Problem — Start at the line where "Clone this chart in matplotlib." appears and end at the line where "linoleic = [52, 93, 76, 96, 112]" appears; repeat those lines exactly, both ends included, leaving pictures behind.

Listing —
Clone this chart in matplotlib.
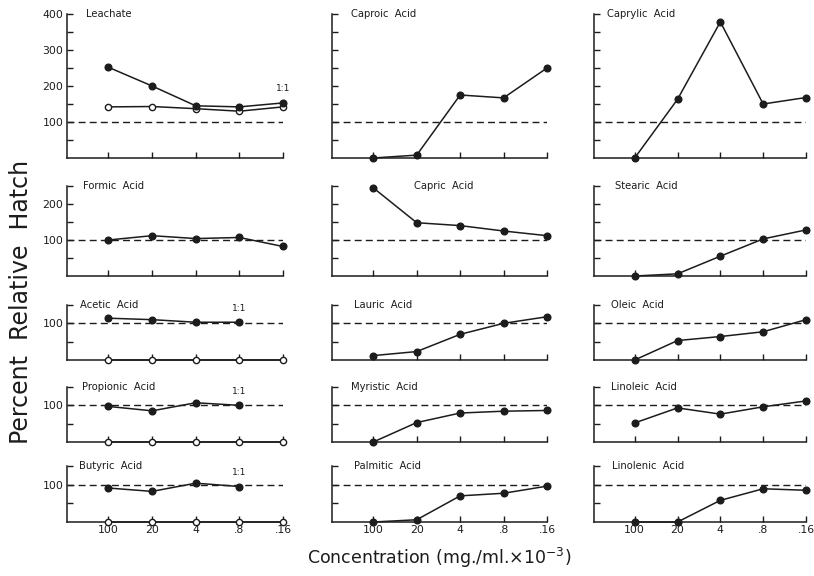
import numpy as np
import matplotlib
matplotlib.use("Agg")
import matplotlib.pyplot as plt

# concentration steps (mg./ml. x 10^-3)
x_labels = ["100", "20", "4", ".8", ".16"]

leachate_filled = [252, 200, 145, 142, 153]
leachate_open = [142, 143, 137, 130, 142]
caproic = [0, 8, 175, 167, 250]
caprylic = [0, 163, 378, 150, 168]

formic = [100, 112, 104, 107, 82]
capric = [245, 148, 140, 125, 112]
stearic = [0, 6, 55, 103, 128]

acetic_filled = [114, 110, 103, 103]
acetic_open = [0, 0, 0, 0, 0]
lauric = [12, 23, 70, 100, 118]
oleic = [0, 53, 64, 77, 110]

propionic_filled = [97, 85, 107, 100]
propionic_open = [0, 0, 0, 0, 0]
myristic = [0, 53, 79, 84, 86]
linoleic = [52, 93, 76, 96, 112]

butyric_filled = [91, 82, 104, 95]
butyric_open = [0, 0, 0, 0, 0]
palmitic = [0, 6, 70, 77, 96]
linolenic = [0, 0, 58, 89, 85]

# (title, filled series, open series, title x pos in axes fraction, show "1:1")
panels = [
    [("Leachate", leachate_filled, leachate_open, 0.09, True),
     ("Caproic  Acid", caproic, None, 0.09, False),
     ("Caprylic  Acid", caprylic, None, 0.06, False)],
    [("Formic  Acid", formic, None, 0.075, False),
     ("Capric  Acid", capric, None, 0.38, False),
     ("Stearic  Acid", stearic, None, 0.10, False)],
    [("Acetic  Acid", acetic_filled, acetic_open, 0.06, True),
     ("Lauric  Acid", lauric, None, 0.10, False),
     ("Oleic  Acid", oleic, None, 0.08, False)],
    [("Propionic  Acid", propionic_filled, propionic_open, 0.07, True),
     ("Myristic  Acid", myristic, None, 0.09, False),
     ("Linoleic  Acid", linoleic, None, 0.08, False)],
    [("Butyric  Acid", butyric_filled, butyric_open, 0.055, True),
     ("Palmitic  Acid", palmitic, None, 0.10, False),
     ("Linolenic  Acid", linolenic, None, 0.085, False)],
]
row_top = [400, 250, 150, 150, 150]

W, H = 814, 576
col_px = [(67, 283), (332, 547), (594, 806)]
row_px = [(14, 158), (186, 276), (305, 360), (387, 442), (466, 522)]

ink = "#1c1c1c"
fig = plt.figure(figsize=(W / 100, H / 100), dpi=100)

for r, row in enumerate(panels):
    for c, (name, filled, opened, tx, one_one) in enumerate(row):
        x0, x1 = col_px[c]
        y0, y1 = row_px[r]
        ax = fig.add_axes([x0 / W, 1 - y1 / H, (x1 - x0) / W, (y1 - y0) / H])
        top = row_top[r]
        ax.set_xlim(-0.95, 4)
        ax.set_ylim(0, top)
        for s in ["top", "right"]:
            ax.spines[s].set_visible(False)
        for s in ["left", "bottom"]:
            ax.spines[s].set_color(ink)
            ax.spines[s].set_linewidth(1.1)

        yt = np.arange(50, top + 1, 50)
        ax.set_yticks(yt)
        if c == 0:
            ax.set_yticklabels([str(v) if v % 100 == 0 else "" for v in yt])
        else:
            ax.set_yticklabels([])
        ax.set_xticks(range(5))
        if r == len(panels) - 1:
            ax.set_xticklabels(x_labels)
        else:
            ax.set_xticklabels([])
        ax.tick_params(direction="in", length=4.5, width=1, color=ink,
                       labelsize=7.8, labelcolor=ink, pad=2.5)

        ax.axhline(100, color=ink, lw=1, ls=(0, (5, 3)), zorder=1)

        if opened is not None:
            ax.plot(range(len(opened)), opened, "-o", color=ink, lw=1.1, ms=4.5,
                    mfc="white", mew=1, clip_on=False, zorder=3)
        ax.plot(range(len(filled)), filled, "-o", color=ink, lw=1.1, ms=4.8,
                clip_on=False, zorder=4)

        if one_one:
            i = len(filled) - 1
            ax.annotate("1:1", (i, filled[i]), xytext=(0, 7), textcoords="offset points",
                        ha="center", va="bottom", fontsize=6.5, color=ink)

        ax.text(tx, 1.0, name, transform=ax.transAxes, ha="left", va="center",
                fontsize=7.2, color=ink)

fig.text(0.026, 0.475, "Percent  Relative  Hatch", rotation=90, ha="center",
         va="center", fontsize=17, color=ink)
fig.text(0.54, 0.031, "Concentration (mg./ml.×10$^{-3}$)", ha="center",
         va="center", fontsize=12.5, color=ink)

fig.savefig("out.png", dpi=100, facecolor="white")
==
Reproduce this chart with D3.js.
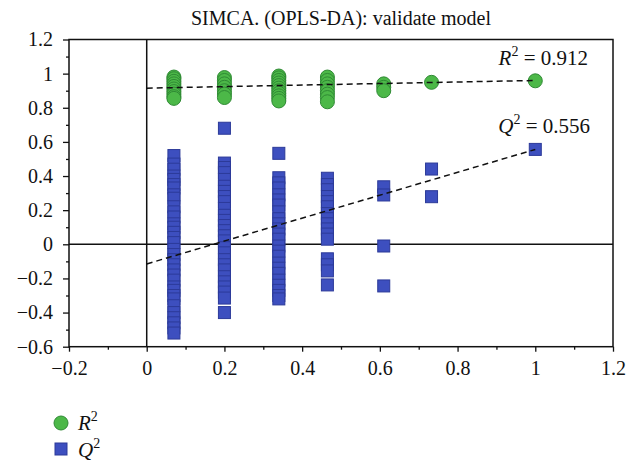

Answer for this exercise —
Clone this chart in matplotlib.
import numpy as np
import matplotlib
matplotlib.use("Agg")
import matplotlib.pyplot as plt

# concentration steps (mg./ml. x 10^-3)
x_labels = ["100", "20", "4", ".8", ".16"]

leachate_filled = [252, 200, 145, 142, 153]
leachate_open = [142, 143, 137, 130, 142]
caproic = [0, 8, 175, 167, 250]
caprylic = [0, 163, 378, 150, 168]

formic = [100, 112, 104, 107, 82]
capric = [245, 148, 140, 125, 112]
stearic = [0, 6, 55, 103, 128]

acetic_filled = [114, 110, 103, 103]
acetic_open = [0, 0, 0, 0, 0]
lauric = [12, 23, 70, 100, 118]
oleic = [0, 53, 64, 77, 110]

propionic_filled = [97, 85, 107, 100]
propionic_open = [0, 0, 0, 0, 0]
myristic = [0, 53, 79, 84, 86]
linoleic = [52, 93, 76, 96, 112]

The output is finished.